Canada's pirates of the airwaves at large
| Ottawa
At a rate of almost one a week, otherwise law-abiding Canadian communities are turning to piracy in open defiance of the federal government. The object of this growing wave of thievery is something many in Canada's remote northern towns consider more valuable than mere earthly goods -- US television shows.
Families are chipping in up to $100 each and some businesses $1,000 or more to start illegal broadcasting systems making regular and pay-TV signals from the US available in isolated mining, fishing, and logging communities.
All that is needed is a large dish antenna. Commercial installers say some 200 have been put up across Canada in the last 18 months, mostly in northern Ontario and the mountainous, west coast province of British Columbia. Installing an antenna is not illegal, but using it is.
Despite having the government-owned Canadian Broadcasting Corporation (CBC) and two other major networks, Canadians in the more populated areas of the country are accustomed to watching a wide variety of programs from the big US networks. But in remote centers, US television is not available, and in some cases, reception of Canadian, programs is poor.
A dish antenna brings the shortage of television to an end. With one, communities can receive and rebroadcast signals from the US Satcom 1 satellite, providing viewers with all the regular American TV shows.

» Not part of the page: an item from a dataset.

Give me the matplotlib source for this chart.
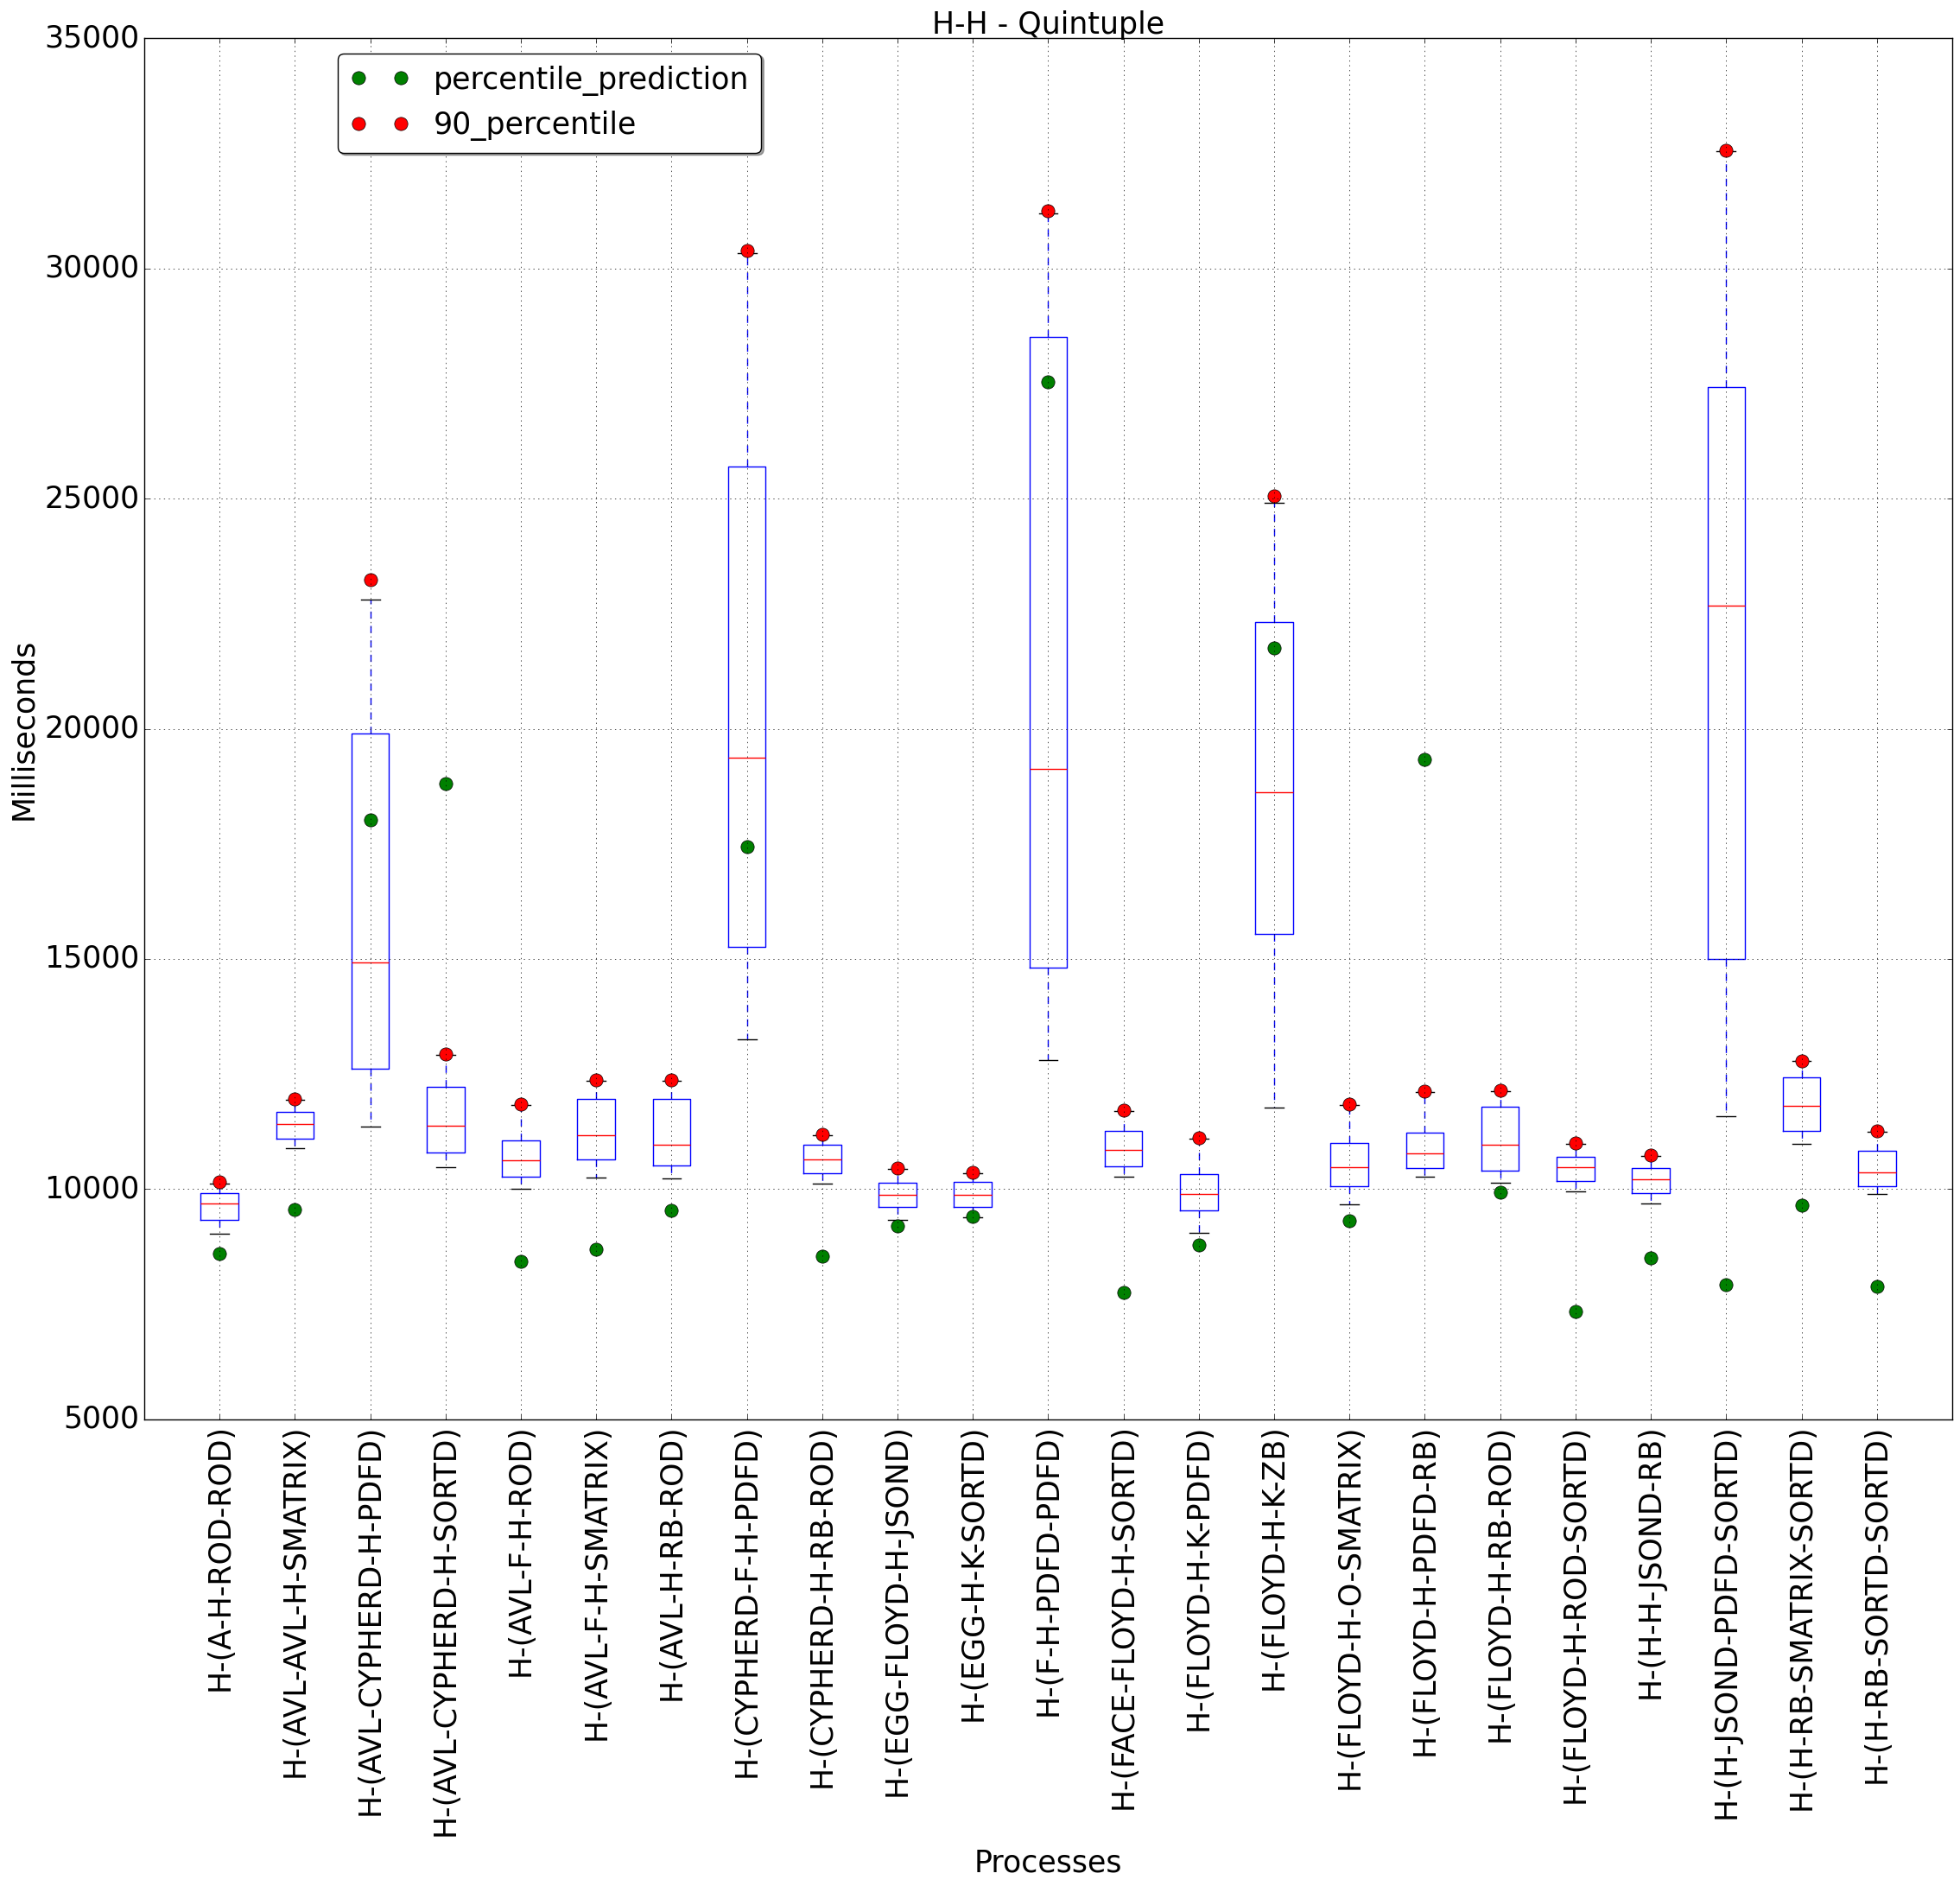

Some towns go a step further and rebroadcast US pay-TV -- for no charge. The most popular pirated fare of this type is Home Box Office (HBO), which offers a dozen or so recent movies each month. British Columbia residents who enjoy these movies at home for free would be billed $8.50 a month across the border in Washington State. Many British Columbians point out that they would be more than happy to pay for HBO were it legally shown. But this is impossible. The Canadian government has so far refused to license pay-TV on the grounds that it fails to contain enough Canadian-produced programs, an important criterion to federal officials charged with fostering Canada's cultural identity.
The wildcat broadcasting systems are illegal on other counts, too. They contravene the Intelsat treaty and a bilateral US-Canada pact, both of which prohibit a country from intercepting another country's satellite signals. But no one in the outlying communities seems very worried about this.
When an antenna arrived recently in Tofino, a fishing village of 600 on Vancouver Island off Canada's west coast, the towns-people turned out to help winch it up a nearby mountaintop.
Next morning, said Mayor Penny Barr, "Every child in town was up at 7 a.m. watching."
"Personally," she adds, "I doubt if anybody really cares about the illegality. A lot of other communities have done it. We're kind of away from the mainstream of civilization. There's a feeling of distrust of major governments."
Bringing the "dish" to remote towns appears to be one of the country's more satisfying occupations.
"We feel like celebrities," says Gerry Edwards, marketing manager of a Vancouver company that has delivered antennae to northwestern towns by highway, by barge, even once tied underneath an old DC-3.
All this is becoming a major worry for the Canadian Radio-Television and Telecommunications Commission, the federal agency responsible.
So far the commission has done nothing. "I wouldn't want to be the official that came here and pulled the plug," stated one town spokesman in British Columbia. "You could only do it if you had a jail big enough for the whole town , because everybody contributed."